Northwestern doctor honored for cancer research, treatment

CHICAGO -- A Northwestern oncologist and hematologist was honored Wednesday for his efforts in cancer research and treatment.

At the request of firefighters Patrick Jessee and Lt. Michael Schubert, the Chicago city council passed a resolution to honor Dr. Leo Gordon for his work.

“Because of you, countless patients will get to spend this holiday season with their families,” Ashley Bloom, with the Leukemia and Lymphoma Society, said.

Dr. Gordon treated Jessee for Non-Hodgkins Lymphoma in 2011 and Schubert for Hodgkins Lymphoma just a year and a half ago. He's now in remission and feeling 90 percent normal.

“I told the doctors thank you all the time but it never seemed like it was enough,” he said.

So Lt. Schubert and Jessee wanted to do more to honor their doctor. Members of the fire service have a 50 percent greater chance of being diagnosed with a blood cancer than the general population.

Dr. Gordon humbly refused to take all the credit. He said his staff is getting this honor as well. But these two men are the kinds of success stories that keep him working toward a cure.

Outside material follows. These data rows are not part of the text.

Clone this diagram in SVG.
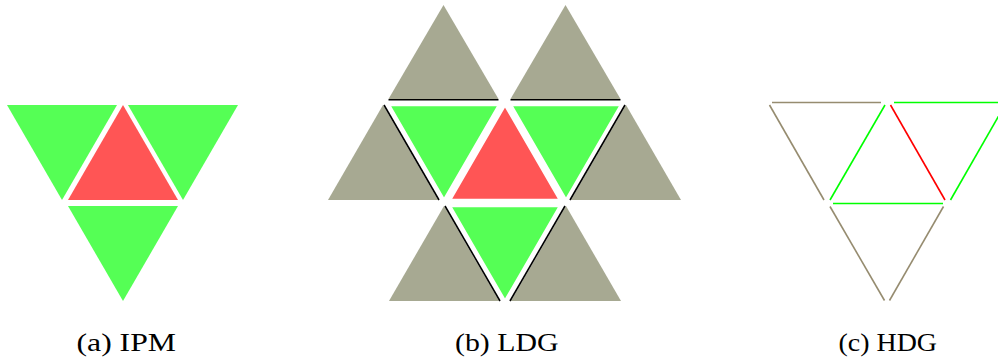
<svg xmlns="http://www.w3.org/2000/svg" width="998" height="363" viewBox="0 0 998 363">
<style>
.g{fill:#55ff55}
.r{fill:#ff5555}
.k{fill:#a7a992}
.w{stroke:#ffffff;stroke-width:2.5;stroke-linejoin:miter}
.bl{stroke:#000000;stroke-width:1.6;fill:none}
.lg{stroke:#00ff00;stroke-width:1.6;fill:none}
.lr{stroke:#ff0000;stroke-width:1.6;fill:none}
.lb{stroke:#968c70;stroke-width:1.6;fill:none}
.cap{font-family:"Liberation Serif","DejaVu Serif",serif;font-size:25px;fill:#000;text-anchor:start}
</style>
<rect width="998" height="363" fill="#ffffff"/>
<!-- Panel (a) -->
<g id="panel-a">
  <g id="a-left"><polygon class="g" points="7,105 117,105 62,200"/></g>
  <g id="a-center"><polygon class="r" points="123,105 68,200 178,200"/></g>
  <g id="a-right"><polygon class="g" points="128,105 238,105 183,200"/></g>
  <g id="a-bottom"><polygon class="g" points="68,206 178,206 123,301"/></g>
</g>
<!-- Panel (b) -->
<g id="panel-b">
  <g id="b-gray-tl"><polygon class="k" points="443.5,5 388.5,99 498.5,99"/></g>
  <g id="b-gray-tr"><polygon class="k" points="565.5,5 510.5,99 620.5,99"/></g>
  <g id="b-gray-l"><polygon class="k" points="383,105 328,200 438,200"/></g>
  <g id="b-gray-r"><polygon class="k" points="626,105 571,200 681,200"/></g>
  <g id="b-gray-bl"><polygon class="k" points="444,206 389,301 499,301"/></g>
  <g id="b-gray-br"><polygon class="k" points="566,206 511,301 621,301"/></g>
  <g id="b-green-ul"><polygon class="g w" points="389,105 499,105 444,200"/></g>
  <g id="b-red"><polygon class="r w" points="505,105 450,200 560,200"/></g>
  <g id="b-green-ur"><polygon class="g w" points="511,105 621,105 566,200"/></g>
  <g id="b-green-b"><polygon class="g w" points="450,206 560,206 505,301"/></g>
  <g id="b-edges">
    <line class="bl" x1="388.5" y1="99.8" x2="498.5" y2="99.8"/>
    <line class="bl" x1="510.5" y1="99.8" x2="620.5" y2="99.8"/>
    <line class="bl" x1="384" y1="105" x2="439" y2="200"/>
    <line class="bl" x1="625" y1="105" x2="570" y2="200"/>
    <line class="bl" x1="445" y1="206" x2="500" y2="301"/>
    <line class="bl" x1="565" y1="206" x2="510" y2="301"/>
  </g>
</g>
<!-- Panel (c) -->
<g id="panel-c">
  <line class="lb" x1="772" y1="102.5" x2="881" y2="102.5"/>
  <line class="lb" x1="769.5" y1="105" x2="824" y2="200"/>
  <line class="lg" x1="885" y1="105" x2="830" y2="200"/>
  <line class="lr" x1="890.5" y1="105" x2="945" y2="200"/>
  <line class="lg" x1="894" y1="102.5" x2="1003" y2="102.5"/>
  <line class="lg" x1="1005" y1="105" x2="950.5" y2="200"/>
  <line class="lg" x1="833" y1="203.5" x2="943" y2="203.5"/>
  <line class="lb" x1="830" y1="206.5" x2="884.5" y2="300.5"/>
  <line class="lb" x1="943.5" y1="206.5" x2="889.5" y2="300.5"/>
</g>
<!-- Captions -->
<g id="captions">
  <text class="cap" x="76.5" y="351" textLength="99.5" lengthAdjust="spacingAndGlyphs">(a) IPM</text>
  <text class="cap" x="455" y="351" textLength="103.5" lengthAdjust="spacingAndGlyphs">(b) LDG</text>
  <text class="cap" x="838.5" y="351" textLength="98.5" lengthAdjust="spacingAndGlyphs">(c) HDG</text>
</g>
</svg>
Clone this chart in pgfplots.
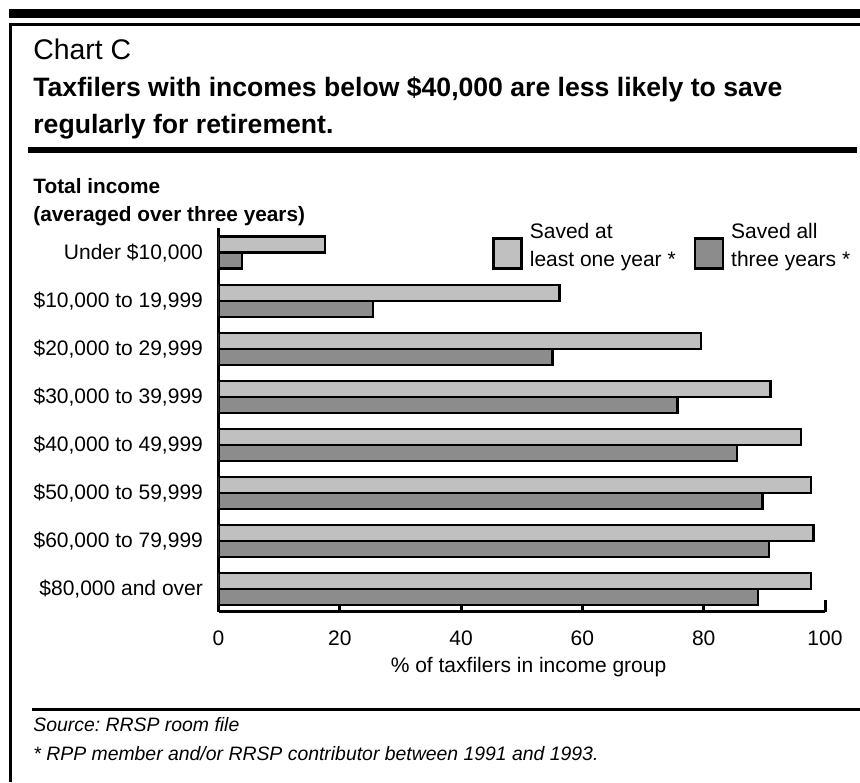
\documentclass[border=0pt]{standalone}
\usepackage{fontspec}
\setmainfont{Liberation Sans}
\usepackage{pgfplots}
\pgfplotsset{compat=1.18}
\definecolor{lightbar}{RGB}{192,192,192}
\definecolor{darkbar}{RGB}{140,140,140}
\frenchspacing
\begin{document}
\begin{tikzpicture}
\useasboundingbox (0,0) rectangle (430pt,391pt);
% frame and rules
\fill[black] (4.65pt,382pt) rectangle (430pt,386.5pt);
\draw[line width=1.4pt] (5.35pt,0pt) -- (5.35pt,378.7pt) -- (430pt,378.7pt);
\draw[line width=3pt] (14pt,316pt) -- (428.5pt,316pt);
\draw[line width=1.5pt] (15.85pt,36.25pt) -- (430pt,36.25pt);
% titles
\node[anchor=base west, inner sep=0pt, font=\fontsize{14.2}{16}\selectfont] at (16.5pt,361pt) {Chart C};
\node[anchor=base west, inner sep=0pt, font=\bfseries\fontsize{13.3}{15}\selectfont] at (16.5pt,342.5pt) {Taxfilers with incomes below \$40,000 are less likely to save};
\node[anchor=base west, inner sep=0pt, font=\bfseries\fontsize{13.3}{15}\selectfont] at (16.5pt,324pt) {regularly for retirement.};
\node[anchor=base west, inner sep=0pt, font=\bfseries\fontsize{10.4}{12}\selectfont] at (16.5pt,294pt) {Total income};
\node[anchor=base west, inner sep=0pt, font=\bfseries\fontsize{10.4}{12}\selectfont] at (16.5pt,280pt) {(averaged over three years)};
% footer
\node[anchor=base west, inner sep=0pt, font=\itshape\fontsize{9.7}{12}\selectfont] at (16.5pt,25.5pt) {Source: RRSP room file};
\node[anchor=base west, inner sep=0pt, font=\itshape\fontsize{9.7}{12}\selectfont] at (16.5pt,11pt) {* RPP member and/or RRSP contributor between 1991 and 1993.};
\begin{axis}[
  at={(109.25pt,85.25pt)}, anchor=south west,
  scale only axis, width=303.25pt, height=191.75pt,
  xmin=0, xmax=100, ymin=-0.468, ymax=7.514,
  axis x line*=bottom, axis y line*=left,
  axis line style={-, line width=1.5pt},
  xtick={0,20,40,60,80,100}, ytick={0,1,2,3,4,5,6,7},
  yticklabels={{\$80,000 and over},{\$60,000 to 79,999},{\$50,000 to 59,999},{\$40,000 to 49,999},{\$30,000 to 39,999},{\$20,000 to 29,999},{\$10,000 to 19,999},{Under \$10,000}},
  tick align=inside, major tick length=6pt,
  x tick style={line width=1.5pt, black},
  y tick style={draw=none},
  /pgf/number format/assume math mode=true,
  ticklabel style={font=\fontsize{10.5}{12}\selectfont},
  xticklabel style={anchor=north, inner sep=0pt, yshift=-9.5pt},
  yticklabel style={anchor=east, inner sep=0pt, xshift=-1.6pt},
  xlabel={\% of taxfilers in income group},
  xlabel style={at={(axis description cs:0.5,0)}, anchor=base, yshift=-30.25pt, xshift=3.4pt, inner sep=0pt, font=\fontsize{10.5}{12}\selectfont},
  xbar, bar width=0.333,
  legend columns=2,
  legend cell align=left,
  legend style={draw=none, fill=none, inner sep=0pt, at={(axis description cs:0.451,1.013)}, anchor=north west,
    font=\fontsize{10.5}{14}\selectfont,
    nodes={inner sep=0pt, align=left},
    /tikz/every odd column/.append style={column sep=3.5pt},
    /tikz/every even column/.append style={column sep=9pt}},
  legend image code/.code={\draw[#1, line width=1.2pt] (0pt,-11pt) rectangle (14pt,4pt);},
]
% categories plotted bottom-up: 0 = $80,000 and over ... 7 = Under $10,000
\addplot[xbar, fill=lightbar, draw=black, line width=1.2pt, bar shift=0.1665] coordinates {
  (97.7,0) (98.1,1) (97.7,2) (96.0,3) (91.0,4) (79.6,5) (56.2,6) (17.6,7)};
\addlegendentry{Saved at\\least one year *}
\addplot[xbar, fill=darkbar, draw=black, line width=1.2pt, bar shift=-0.1665] coordinates {
  (89.0,0) (90.8,1) (89.7,2) (85.5,3) (75.7,4) (55.1,5) (25.5,6) (3.9,7)};
\addlegendentry{Saved all\\three years *}
\end{axis}
\end{tikzpicture}
\end{document}
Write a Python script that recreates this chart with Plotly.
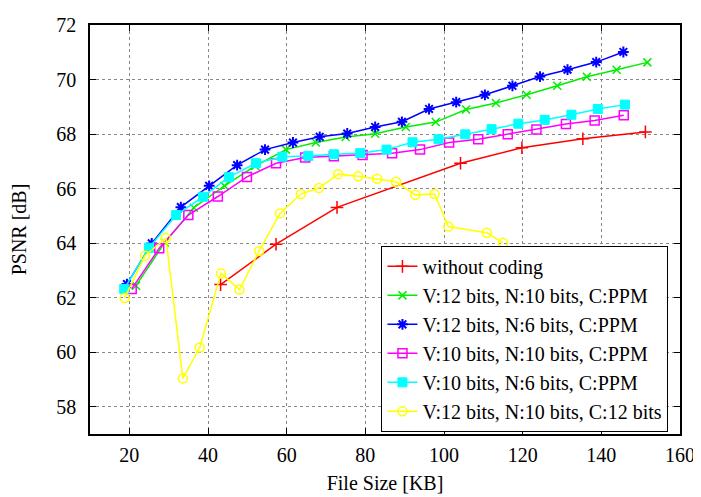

Jessee's birthday is in between Thanksgiving and Christmas and he thanked Dr. Gordon for giving him the past six years of life.

For Jessee, the next month is a time for reflection and introspection and figuring out what he can do to give back.

Because of doctors like Dr. Gordon, survival rates have increased exponentially and new treatments options have emerged.

Those in the research profession said there is clearly a lot of hope for the future.